Did you order from that site? I'm wondering how much the shipping is for those.


----------



## ShadowRancher (Aug 21, 2014)

lisa127 said:


> Did you order from that site? I'm wondering how much the shipping is for those.


I actually got it at Meijer right after christmas...walmart and other big stores sell them seasonally. You might be able to find them on Amazon for cheaper shipping. That link was just the first that had a picture of what I had.


----------



## ShadowRancher (Aug 21, 2014)

smarch said:


> That looks perfect! The edges even look decently tall to put in good amounts of substrate. How did you end up modifying it?


I cut a hole in the top for light and one in the side that I covered with plexi for viewing (there are pics in this album, http://imgur.com/a/xYiXh)


----------



## Yellow Turtle01 (Aug 21, 2014)

ShadowRancher said:


> I modified one of these (http://www.neatlysmart.com/catalog/...gnj85vTfDg_O8uttQcevbWvi1ntwcrhY7cRoCWLzw_wcB) for my guys when they were small.

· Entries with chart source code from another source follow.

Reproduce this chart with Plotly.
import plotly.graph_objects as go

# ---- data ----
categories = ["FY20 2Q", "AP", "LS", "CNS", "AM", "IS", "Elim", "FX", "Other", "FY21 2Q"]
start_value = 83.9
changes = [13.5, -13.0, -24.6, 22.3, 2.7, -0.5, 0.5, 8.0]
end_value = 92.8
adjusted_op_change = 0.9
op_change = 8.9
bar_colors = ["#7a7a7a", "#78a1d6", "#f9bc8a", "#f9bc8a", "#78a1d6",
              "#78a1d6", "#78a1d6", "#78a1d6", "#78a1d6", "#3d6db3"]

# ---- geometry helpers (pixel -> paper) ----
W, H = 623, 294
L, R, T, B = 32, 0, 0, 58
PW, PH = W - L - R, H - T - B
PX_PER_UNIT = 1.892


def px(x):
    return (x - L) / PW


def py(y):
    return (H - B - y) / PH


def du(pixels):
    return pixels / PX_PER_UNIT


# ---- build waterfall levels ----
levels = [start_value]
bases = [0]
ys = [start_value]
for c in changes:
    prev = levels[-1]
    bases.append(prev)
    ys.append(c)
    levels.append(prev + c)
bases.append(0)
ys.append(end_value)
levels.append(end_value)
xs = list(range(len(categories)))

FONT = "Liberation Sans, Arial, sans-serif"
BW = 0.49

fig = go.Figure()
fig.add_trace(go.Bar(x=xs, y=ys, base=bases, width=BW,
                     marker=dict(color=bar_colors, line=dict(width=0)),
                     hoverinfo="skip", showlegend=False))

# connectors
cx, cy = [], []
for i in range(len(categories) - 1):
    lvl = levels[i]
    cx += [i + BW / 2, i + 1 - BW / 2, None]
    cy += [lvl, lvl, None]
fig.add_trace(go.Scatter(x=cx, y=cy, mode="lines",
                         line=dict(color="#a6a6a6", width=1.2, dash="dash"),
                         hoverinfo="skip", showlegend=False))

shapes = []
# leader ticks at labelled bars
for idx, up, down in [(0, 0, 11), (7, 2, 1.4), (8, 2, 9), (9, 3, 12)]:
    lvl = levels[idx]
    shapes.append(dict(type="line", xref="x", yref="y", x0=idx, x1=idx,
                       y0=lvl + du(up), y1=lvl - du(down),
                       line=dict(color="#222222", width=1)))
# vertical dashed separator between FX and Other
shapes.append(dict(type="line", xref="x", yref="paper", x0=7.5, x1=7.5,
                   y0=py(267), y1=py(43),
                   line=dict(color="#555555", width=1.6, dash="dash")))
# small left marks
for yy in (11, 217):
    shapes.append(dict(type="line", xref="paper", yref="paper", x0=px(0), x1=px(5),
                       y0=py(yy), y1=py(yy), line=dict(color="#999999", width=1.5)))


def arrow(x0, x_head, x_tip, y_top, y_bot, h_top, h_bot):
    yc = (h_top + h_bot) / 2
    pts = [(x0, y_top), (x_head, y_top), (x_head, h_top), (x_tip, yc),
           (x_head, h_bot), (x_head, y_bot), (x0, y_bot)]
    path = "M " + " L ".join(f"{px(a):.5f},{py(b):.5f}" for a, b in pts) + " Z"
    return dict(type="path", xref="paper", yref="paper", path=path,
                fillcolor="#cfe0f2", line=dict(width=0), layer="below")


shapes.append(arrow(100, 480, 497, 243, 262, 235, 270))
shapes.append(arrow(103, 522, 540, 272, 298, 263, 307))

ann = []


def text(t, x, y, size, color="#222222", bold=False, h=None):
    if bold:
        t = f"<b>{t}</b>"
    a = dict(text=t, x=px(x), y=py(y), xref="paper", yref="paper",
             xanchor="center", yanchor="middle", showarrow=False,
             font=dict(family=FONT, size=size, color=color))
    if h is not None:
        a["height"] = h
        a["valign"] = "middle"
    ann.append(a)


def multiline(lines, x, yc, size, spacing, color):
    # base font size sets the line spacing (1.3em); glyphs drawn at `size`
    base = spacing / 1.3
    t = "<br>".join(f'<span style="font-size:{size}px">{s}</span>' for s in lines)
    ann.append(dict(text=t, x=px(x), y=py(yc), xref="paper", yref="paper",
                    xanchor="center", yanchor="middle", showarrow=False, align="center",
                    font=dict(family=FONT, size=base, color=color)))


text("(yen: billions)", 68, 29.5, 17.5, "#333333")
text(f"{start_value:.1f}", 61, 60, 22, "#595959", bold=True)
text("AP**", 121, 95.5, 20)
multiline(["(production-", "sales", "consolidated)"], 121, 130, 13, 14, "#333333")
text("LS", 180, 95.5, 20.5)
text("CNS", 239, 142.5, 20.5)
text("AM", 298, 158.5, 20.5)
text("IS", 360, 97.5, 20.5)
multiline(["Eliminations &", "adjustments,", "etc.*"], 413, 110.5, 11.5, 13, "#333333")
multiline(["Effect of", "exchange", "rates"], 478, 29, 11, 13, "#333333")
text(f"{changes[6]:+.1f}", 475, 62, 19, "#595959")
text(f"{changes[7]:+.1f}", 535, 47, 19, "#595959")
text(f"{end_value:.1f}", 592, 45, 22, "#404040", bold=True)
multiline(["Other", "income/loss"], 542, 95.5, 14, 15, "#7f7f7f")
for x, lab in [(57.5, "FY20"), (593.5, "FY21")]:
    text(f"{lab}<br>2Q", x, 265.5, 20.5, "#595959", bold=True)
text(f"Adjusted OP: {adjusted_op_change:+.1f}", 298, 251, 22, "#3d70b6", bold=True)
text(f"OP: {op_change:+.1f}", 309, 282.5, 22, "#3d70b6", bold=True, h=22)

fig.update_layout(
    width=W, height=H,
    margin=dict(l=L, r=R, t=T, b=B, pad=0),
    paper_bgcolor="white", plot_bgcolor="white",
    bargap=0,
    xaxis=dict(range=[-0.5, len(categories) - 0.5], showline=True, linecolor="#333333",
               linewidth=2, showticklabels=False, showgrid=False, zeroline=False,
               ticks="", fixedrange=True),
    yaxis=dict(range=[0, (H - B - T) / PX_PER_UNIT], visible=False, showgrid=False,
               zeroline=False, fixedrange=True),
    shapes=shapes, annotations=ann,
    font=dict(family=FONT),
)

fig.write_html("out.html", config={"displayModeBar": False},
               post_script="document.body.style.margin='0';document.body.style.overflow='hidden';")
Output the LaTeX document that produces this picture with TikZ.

I kind of want to hug you right now  I've been looking for something cheap and durable and big like that for ages! Rubbermaids are SO expensive!
Thank you for sharing that


----------



## AmRoKo (Aug 21, 2014)

If you get those bins right after christmas you can get a huge bargain, I got one of those at walmart after christmas for $8. :>


----------



## smarch (Aug 22, 2014)

AmRoKo said:


> If you get those bins right after christmas you can get a huge bargain, I got one of those at walmart after christmas for $8. :>


 That's pretty much my logic since I don't really want to pay for shipping of something so large. Heck i'd even pay whatever at the start of Christmas season at walmart (mostly because this 20 gal really bugs me and he doesn't get outside roaming in the winter) But 8$!? that's wonderful why cant they have them all the time!?


----------



## smarch (Aug 22, 2014)

ShadowRancher said:


> I actually got it at Meijer right after christmas...walmart and other big stores sell them seasonally. You might be able to find them on Amazon for cheaper shipping. That link was just the first that had a picture of what I had.


 amazon let me down on this one, they have a whole lot of Christmas tree storage bags but no boxes, I have prime and was hoping for awesomely free shipping lol


----------



## jaizei (Aug 22, 2014)

smarch said:


> amazon let me down on this one, they have a whole lot of Christmas tree storage bags but no boxes, I have prime and was hoping for awesomely free shipping lol



I've abused my Prime membership like that many times. 


Try finding a store that carries other items by the same manufacturer. If the store has a relationship with the distributor/carries that manufacturer's products, then they may be able to order it for you with their next 'stock order' so that you avoid paying freight.


----------



## smarch (Aug 22, 2014)

jaizei said:


> I've abused my Prime membership like that many times.
> 
> 
> Try finding a store that carries other items by the same manufacturer. If the store has a relationship with the distributor/carries that manufacturer's products, then they may be able to order it for you with their next 'stock order' so that you avoid paying freight.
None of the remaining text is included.